Cubs Sign Two Big Arms With Killer Names: Max Bain, Adam Choplick

Social Navigation

Cubs Sign Two Big Arms With Killer Names: Max Bain, Adam Choplick

Chicago Cubs

This time of year, you (theoretically … ) see four types of signings: big league free agents, free agents on minor league deals who are competing for a big league job, free agents on minor league deals being added for farm depth, and minor league signings where you’re taking a chance on a developmental player.

The first three groups up there get most of the focus, particularly because we don’t always get a ton of info about those developmental signings unless they were a big name at Driveline or something. But the work is being done behind the scenes, as guys – largely pitchers this time of year – from Indy Ball or Mexico or who weren’t signed out of college are showing off for teams to try to get snagged into a farm system.

To that end, two guys to share today that the Cubs have signed, each of whom comes with a big arm and an absolutely 80-grade name.

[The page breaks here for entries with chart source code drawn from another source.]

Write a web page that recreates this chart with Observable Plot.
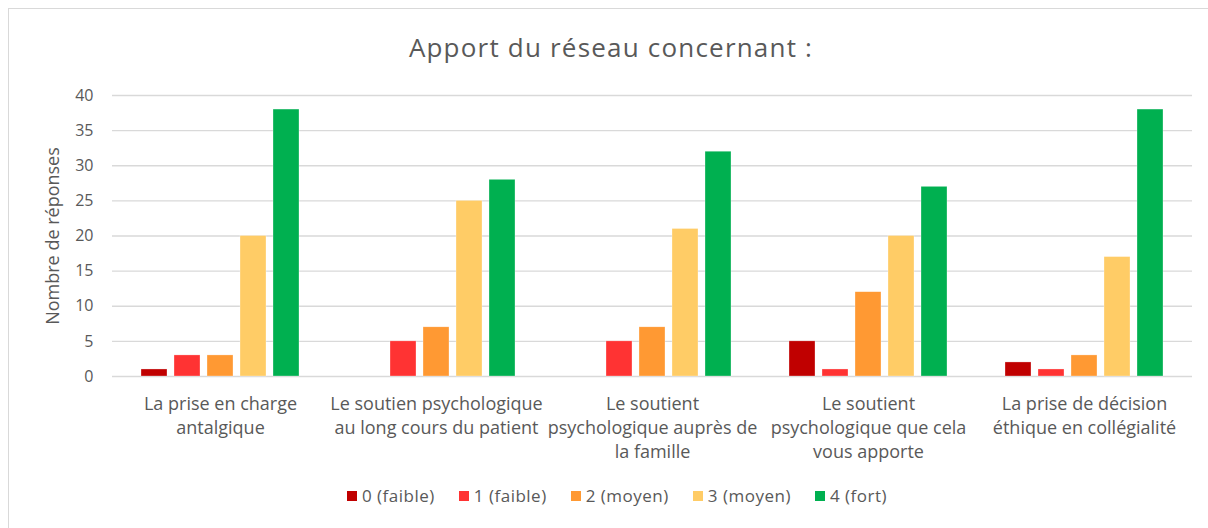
<!DOCTYPE html>
<html>
<head>
<meta charset="utf-8">
<script src="https://cdn.jsdelivr.net/npm/d3@7"></script>
<script src="https://cdn.jsdelivr.net/npm/@observablehq/plot@0.6"></script>
<style>
  html, body { margin: 0; padding: 0; background: #fff; }
  body { width: 1208px; height: 528px; position: relative; overflow: hidden; font-family: "Open Sans", sans-serif; }
  #frame { position: absolute; left: 8px; top: 8px; width: 1210px; height: 530px; border: 1.5px solid #d9d9d9; box-sizing: border-box; }
  #title { position: absolute; left: 0; top: 29px; width: 1222px; text-align: center; font-size: 26px; letter-spacing: 1.2px; color: #595959; }
  #chart { position: absolute; left: 0; top: 80px; }
  #ylabel { position: absolute; left: 52px; top: 236px; transform: translate(-50%, -50%) rotate(-90deg); white-space: nowrap; font-size: 18px; color: #595959; }
  #legend { position: absolute; left: 0; top: 484px; width: 1234px; display: flex; justify-content: center; gap: 24px; font-size: 17px; letter-spacing: 0.5px; color: #595959; }
  #legend .item { display: flex; align-items: center; gap: 5px; }
  #legend .sw { width: 10px; height: 10px; display: inline-block; }
</style>
</head>
<body>
<div id="frame"></div>
<div id="title">Apport du réseau concernant :</div>
<div id="chart"></div>
<div id="ylabel">Nombre de réponses</div>
<div id="legend"></div>
<script>
const categories = [
  "La prise en charge\nantalgique",
  "Le soutien psychologique\nau long cours du patient",
  "Le soutient\npsychologique auprès de\nla famille",
  "Le soutient\npsychologique que cela\nvous apporte",
  "La prise de décision\néthique en collégialité"
];
const seriesNames = ["0 (faible)", "1 (faible)", "2 (moyen)", "3 (moyen)", "4 (fort)"];
const seriesColors = ["#C00000", "#FF3333", "#FF9933", "#FFCC66", "#00B050"];
const s0 = [1, 0, 0, 5, 2];
const s1 = [3, 5, 5, 1, 1];
const s2 = [3, 7, 7, 12, 3];
const s3 = [20, 25, 21, 20, 17];
const s4 = [38, 28, 32, 27, 38];
const yTicks = [0, 5, 10, 15, 20, 25, 30, 35, 40];

const seriesValues = [s0, s1, s2, s3, s4];
const data = [];
categories.forEach((c, i) => {
  seriesNames.forEach((s, j) => {
    data.push({category: c, series: s, value: seriesValues[j][i]});
  });
});

const chart = Plot.plot({
  width: 1208,
  height: 385,
  marginTop: 15,
  marginBottom: 89,
  marginLeft: 111,
  marginRight: 16,
  style: {fontFamily: "Open Sans, sans-serif", fontSize: "16px", color: "#595959", background: "transparent"},
  fx: {domain: categories, padding: 0, label: null, axis: null},
  x: {domain: seriesNames, paddingInner: 0.2, paddingOuter: 0.87, axis: null},
  y: {domain: [0, 40], label: null, axis: null},
  color: {domain: seriesNames, range: seriesColors},
  marks: [
    Plot.gridY(yTicks, {stroke: "#d9d9d9", strokeOpacity: 1, strokeWidth: 1.3}),
    Plot.barY(data, {fx: "category", x: "series", y: "value", fill: "series", stroke: "white", strokeWidth: 0.5, strokeOpacity: 0.6}),
    Plot.axisY(yTicks, {tickSize: 0, tickPadding: 19, fontSize: 16, fill: "#595959", label: null}),
    Plot.axisFx({anchor: "bottom", tickSize: 0, tickPadding: 16, fontSize: 18, fill: "#595959", lineHeight: 1.333, label: null})
  ]
});
document.getElementById("chart").appendChild(chart);

const legend = document.getElementById("legend");
seriesNames.forEach((s, j) => {
  const item = document.createElement("div");
  item.className = "item";
  const sw = document.createElement("span");
  sw.className = "sw";
  sw.style.background = seriesColors[j];
  const t = document.createElement("span");
  t.textContent = s;
  item.appendChild(sw);
  item.appendChild(t);
  legend.appendChild(item);
});
</script>
</body>
</html>
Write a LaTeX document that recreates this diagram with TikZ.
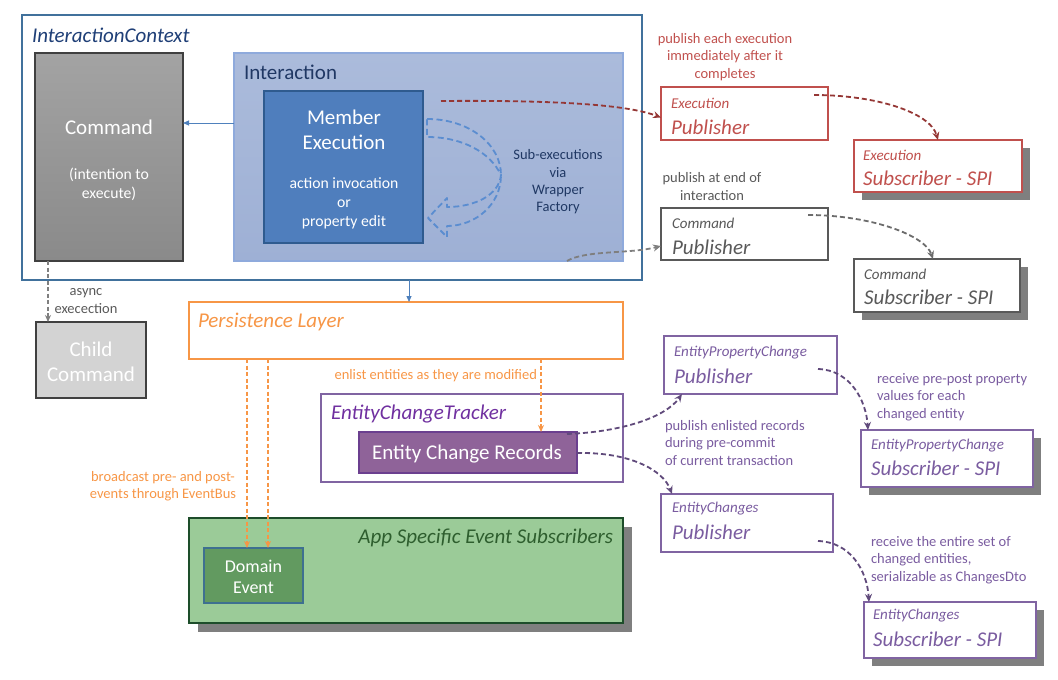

First, there’s 22-year-old righty, and Batman nemesis, Max Bain:

Bain was undrafted out of college, pitched well in the Northwoods League, and has been trying to catch on somewhere. He’s a really big guy (6’6″ 250 lbs), and tops out near 98 mph. Get him in the organization, and see what happens.

Then there’s Adam Choplick, who has much more pro experience, and spent his 2019 season dominating in the Atlantic League, and then has spent his winter being unhittable in Mexico:

Choplick, 27, appears to have great stuff but works on command – I say that purely from scouting a stat line that features a ton of strikeouts, no hits, and a ton of walks. He must be a very uncomfortable at bat. Before his year in the Atlantic League and in Mexico, he was a Texas Rangers prospect, which sounds about right.

As you can see from a video last spring, Choplick is a huge dude (listed at 6’9″, 250 lbs):

These signings follow a lot of what the Cubs have been doing in the bullpen at the big league level: find guys who have at least one special thing about them (velocity or spin or one great pitch or unique size or arm angle), get them into the organization, and see what you might be able to do to polish them into a more complete pitcher.

Bain figures to be a lower-level, longer-developing arm if he can stick, whereas Choplick, having had some years of development already, might be challenged in the middle levels of the farm system this year to see if he could be a big league contributor at some point in the near future.